Br Mark said that there are currently six De La Salle brothers at the university. This Christmas, they might get together with their Lasallian brothers from Jerusalem, Jaffa and Jordan. 

Christmas traditions followed in Bethlehem revolve around food. 

“What happens is we often get delivered food from people. We’re eating Middle Eastern type food. One of the delicacies is rice and mince wrapped up in grape leaves. They’re very tasty. I tend to like the one called musakhan, which is a chicken dish with red onions all chopped up finely then served with pita bread,” he said. 

Br Mark said that the number of shops selling Christmas decorations in the predominantly Muslim area is “incredible”. 

“On Manger Road at this time of the year, almost every third shop is a Christmas shop, selling all different types of things to decorate your home. Just yesterday, I saw a funny shop selling a blow-up nativity. It’s a bit tacky. There’s no way I’d buy it,” he said with a laugh. 




A view of Bethlehem including the Church
of the Nativity and St Catherine’s

Family is the highlight of the celebration at Christmas all over the world, but it takes a more poignant meaning in Palestine. 

“Family is very important particularly . . . because of the restrictions that they are under all the time. Events like baptisms and weddings, Easter time, Christmas time become major celebrations to bring people together. I guess to give thanks to God and just to be able to celebrate a degree of freedom amidst all the restrictions they are under,” he said. 

This is another aspect of why Br Mark wanted to serve in the university. 

“You know you are making a difference. The people here know that the brothers don’t have to be here, but have made the choice to be at the university really in solidarity with them. And to be living in solidarity with them, you live through the occupation, the restrictions of being under Israeli occupation,” he explained. 

Br Mark said that they do not fully know what Palestinians are really experiencing because the brothers still have the freedom to move around “whereas half of my students can’t do that because they don’t have the correct IDs or correct permissions to go when they want into Jerusalem”. 

He said although they are occupied by Israel, they hardly see any Israelis in Bethlehem. 

“We hear them because, in Bethlehem itself, there are three refugee camps for those Palestinians who have been internally displaced,” he said. “We often hear at night-time the Israeli incursions into these camps when they are trying to arrest someone in those refugee camps. We hear the guns or the tear gas canisters that are going up at night-time.” 

He said there has been recently a lot of talk about the “two-state solution”, which now seems to focus more on equal rights for the people. 

“At the moment, there are certainly no equal rights between Palestinians and Israelis. And really that has to be the focus and . . . basis for any dialogue between Israel and Palestine,” he reflected. 

Br Mark said that, at the university, his task is to teach remedial English to first year students, to accompany the Christian students, and to spearhead the spiritual and Lasallian formation of the staff. 

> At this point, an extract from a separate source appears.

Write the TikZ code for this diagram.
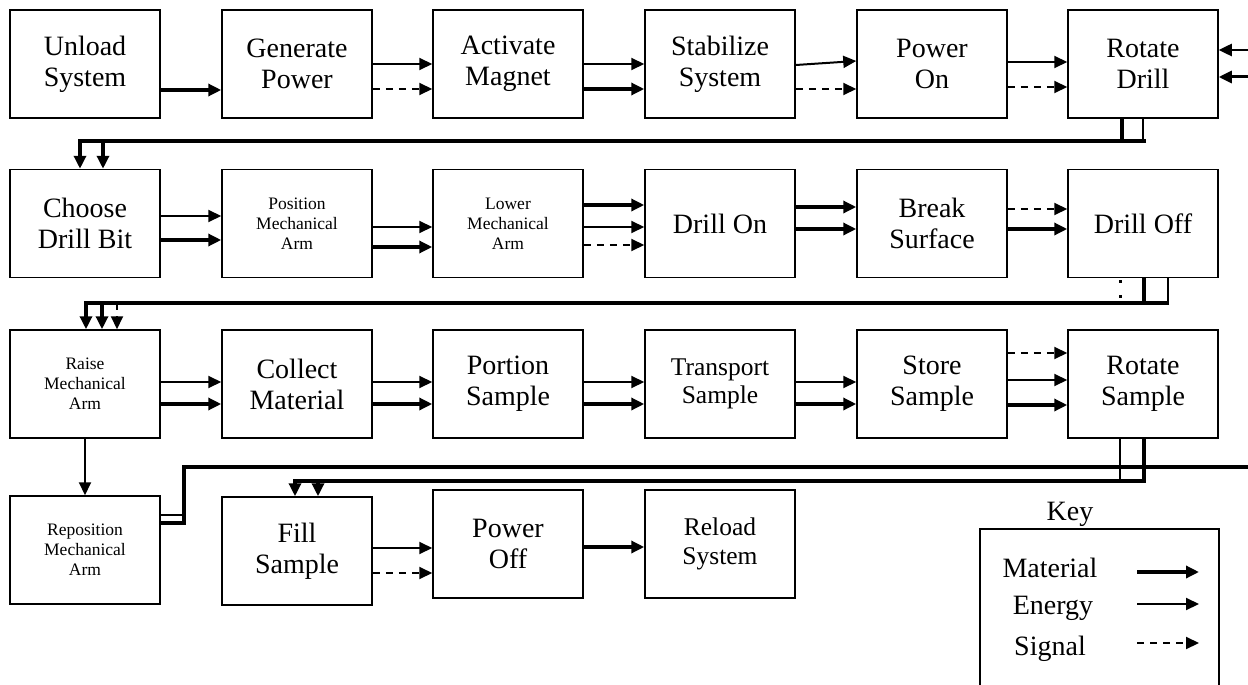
\documentclass[tikz,border=0pt]{standalone}
\usepackage{fontspec}
\setmainfont{Liberation Serif}
\usetikzlibrary{arrows.meta,calc}
\newcommand{\bigtxt}{\fontsize{28}{31}\selectfont}
\newcommand{\midtxt}{\fontsize{25.5}{28.5}\selectfont}
\newcommand{\smalltxt}{\fontsize{17.5}{20}\selectfont}

\begin{document}
\begin{tikzpicture}[x=1pt,y=-1pt,
  fbox/.style={draw, line width=1.5pt, minimum width=150pt, minimum height=108pt,
               inner sep=2pt, align=center, font=\bigtxt},
  small/.style={font=\smalltxt},
  tip/.style={-{Triangle[length=13pt,width=12pt]}},
  mat/.style={tip, line width=3.5pt},
  en/.style={tip, line width=2pt},
  sig/.style={tip, line width=2pt, dash pattern=on 7pt off 6pt},
  matline/.style={line width=3.5pt},
  enline/.style={line width=2pt},
  sigline/.style={line width=3pt, dash pattern=on 3pt off 12pt},
]
\useasboundingbox (0,0) rectangle (1248,685);

% ---------- row 1 ----------
\node[fbox] (unload) at (85,64)   {Unload\\System};
\node[fbox] (gen)    at (297,64)  {Generate\\Power};
\node[fbox] (mag)    at (508,64)  {Activate\\Magnet};
\node[fbox] (stab)   at (720,64)  {Stabilize\\System};
\node[fbox] (pon)    at (932,64)  {Power\\On};
\node[fbox] (rd)     at (1143,64) {Rotate\\Drill};

\draw[mat] ([yshift=-26pt]unload.east) -- ([yshift=-26pt]gen.west);
\draw[en]  (gen.east) -- (mag.west);
\draw[sig] ([yshift=-25pt]gen.east) -- ([yshift=-25pt]mag.west);
\draw[en]  (mag.east) -- (stab.west);
\draw[mat] ([yshift=-25pt]mag.east) -- ([yshift=-25pt]stab.west);
\draw[en]  ([yshift=-1pt]stab.east) -- ([yshift=3pt]pon.west);
\draw[sig] ([yshift=-25pt]stab.east) -- ([yshift=-25pt]pon.west);
\draw[en]  ([yshift=2pt]pon.east) -- ([yshift=2pt]rd.west);
\draw[sig] ([yshift=-23pt]pon.east) -- ([yshift=-23pt]rd.west);

\coordinate (in1) at (1248,50);
\coordinate (in2) at (1248,77);
\draw[en,line width=2.5pt] (in1) -- (rd.east |- in1);
\draw[mat,line width=3pt]  (in2) -- (rd.east |- in2);

% ---------- row 2 ----------
\node[fbox] (choose) at (85,223.5)   {Choose\\Drill Bit};
\node[fbox,small] (posarm) at (297,223.5) {Position\\Mechanical\\Arm};
\node[fbox,small] (lowarm) at (508,223.5) {Lower\\Mechanical\\Arm};
\node[fbox] (don)    at (720,223.5)  {Drill On};
\node[fbox] (brk)    at (932,223.5)  {Break\\Surface};
\node[fbox] (doff)   at (1143,223.5) {Drill Off};

% return line from the first row
\coordinate (bus1) at (0,141);
\draw[enline]  (rd.south) -- (rd.south |- bus1);
\draw[matline] ([xshift=3pt]rd.south |- bus1) -- ([xshift=-21pt]rd.south |- bus1);
\draw[mat] ([xshift=-21pt]rd.south) |- ([xshift=-5pt]choose.north |- bus1) -- ([xshift=-5pt]choose.north);
\draw[mat] ([xshift=18pt]choose.north |- bus1) -- ([xshift=18pt]choose.north);

\draw[en]  ([yshift=7.5pt]choose.east) -- ([yshift=7.5pt]posarm.west);
\draw[mat] ([yshift=-16.5pt]choose.east) -- ([yshift=-16.5pt]posarm.west);
\draw[en]  ([yshift=-3.5pt]posarm.east) -- ([yshift=-3.5pt]lowarm.west);
\draw[mat] ([yshift=-23.5pt]posarm.east) -- ([yshift=-23.5pt]lowarm.west);
\draw[mat] ([yshift=18.5pt]lowarm.east) -- ([yshift=18.5pt]don.west);
\draw[en]  ([yshift=-3.5pt]lowarm.east) -- ([yshift=-3.5pt]don.west);
\draw[sig] ([yshift=-21.5pt]lowarm.east) -- ([yshift=-21.5pt]don.west);
\draw[mat] ([yshift=16.5pt]don.east) -- ([yshift=16.5pt]brk.west);
\draw[mat] ([yshift=-5.5pt]don.east) -- ([yshift=-5.5pt]brk.west);
\draw[sig] ([yshift=14.5pt]brk.east) -- ([yshift=14.5pt]doff.west);
\draw[mat] ([yshift=-5.5pt]brk.east) -- ([yshift=-5.5pt]doff.west);

% ---------- row 3 ----------
\node[fbox,small] (raise) at (85,384) {Raise\\Mechanical\\Arm};
\node[fbox] (collect) at (297,384)  {Collect\\Material};
\node[fbox] (portion) at (508,384)  {Portion\\Sample};
\node[fbox,font=\midtxt] (trans) at (720,384) {Transport\\Sample};
\node[fbox] (store)   at (932,384)  {Store\\Sample};
\node[fbox] (rs)      at (1143,384) {Rotate\\Sample};

% return line from the second row
\coordinate (bus2) at (0,303);
\draw[sigline] ([xshift=-23pt,yshift=-2pt]doff.south) -- ([xshift=-23pt]doff.south |- bus2);
\draw[enline]  ([xshift=25pt]doff.south) -- ([xshift=25pt]doff.south |- bus2);
\draw[matline] ([xshift=26pt]doff.south |- bus2) -- ([xshift=1pt]doff.south |- bus2);
\draw[mat] ([xshift=1pt]doff.south) |- ([xshift=1pt]raise.north |- bus2) -- ([xshift=1pt]raise.north);
\draw[mat] ([xshift=17pt]raise.north |- bus2) -- ([xshift=17pt]raise.north);
\draw[sig] ([xshift=32pt]raise.north |- bus2) -- ([xshift=32pt]raise.north);

\foreach \a/\b in {raise/collect, collect/portion, portion/trans, trans/store}{
  \draw[en]  ([yshift=2pt]\a.east) -- ([yshift=2pt]\b.west);
  \draw[mat] ([yshift=-20pt]\a.east) -- ([yshift=-20pt]\b.west);
}
\draw[sig] ([yshift=31pt]store.east) -- ([yshift=31pt]rs.west);
\draw[en]  ([yshift=4pt]store.east) -- ([yshift=4pt]rs.west);
\draw[mat] ([yshift=-21pt]store.east) -- ([yshift=-21pt]rs.west);

% ---------- row 4 ----------
\node[fbox,small] (repo) at (85,550) {Reposition\\Mechanical\\Arm};
\node[fbox] (fill)   at (297,551) {Fill\\Sample};
\node[fbox] (poff)   at (508,544) {Power\\Off};
\node[fbox,font=\midtxt] (reload) at (720,544) {Reload\\System};

\draw[en] (raise.south) -- (repo.north);

% line leaving the reposition step
\coordinate (edge3) at (1248,467);
\draw[enline]  ([yshift=35pt]repo.east) -- ++(23,0);
\draw[matline] ([yshift=27pt]repo.east) -- ++(23,0) |- (edge3);

% return line from the third row
\coordinate (bus4) at (0,481);
\draw[enline] ([xshift=-23pt]rs.south) -- ([xshift=-23pt]rs.south |- bus4);
\draw[mat] ([xshift=1pt]rs.south) |- ([xshift=-2pt]fill.north |- bus4) -- ([xshift=-2pt]fill.north);
\draw[mat] ([xshift=21pt]fill.north |- bus4) -- ([xshift=21pt]fill.north);

\draw[en]  ([yshift=3pt]fill.east) -- ([yshift=3pt]fill.east -| poff.west);
\draw[sig] ([yshift=-22pt]fill.east) -- ([yshift=-22pt]fill.east -| poff.west);
\draw[mat] ([yshift=-3pt]poff.east) -- ([yshift=-3pt]reload.west);

% ---------- key ----------
\node[font=\bigtxt, anchor=base] (keyt) at (1070,520) {Key};
\draw[line width=1.5pt] (980,700) -- (980,529) -- (1219,529) -- (1219,700);
\node[font=\bigtxt, anchor=base] (kmat) at (1050,577) {Material};
\node[font=\bigtxt, anchor=base] (ken)  at (1053,614) {Energy};
\node[font=\bigtxt, anchor=base] (ksig) at (1050,655) {Signal};
\coordinate (km1) at (1137,572); \coordinate (km2) at (1199,572);
\coordinate (ke1) at (1137,604); \coordinate (ke2) at (1199,604);
\coordinate (ks1) at (1137,643); \coordinate (ks2) at (1199,643);
\draw[mat] (km1) -- (km2);
\draw[en]  (ke1) -- (ke2);
\draw[sig] (ks1) -- (ks2);
\end{tikzpicture}
\end{document}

“This time around, I’m more free to move around the university and to listen to people. What I find is that they just want someone to talk to about their challenges. They’ll talk to you about anything: family issues, issues at the university, which is great,” he said. 

He added that renewing old friendships had been a blessing for him. 

Asked how long he will be staying at the university, Br Mark said, “as long as I’m healthy”.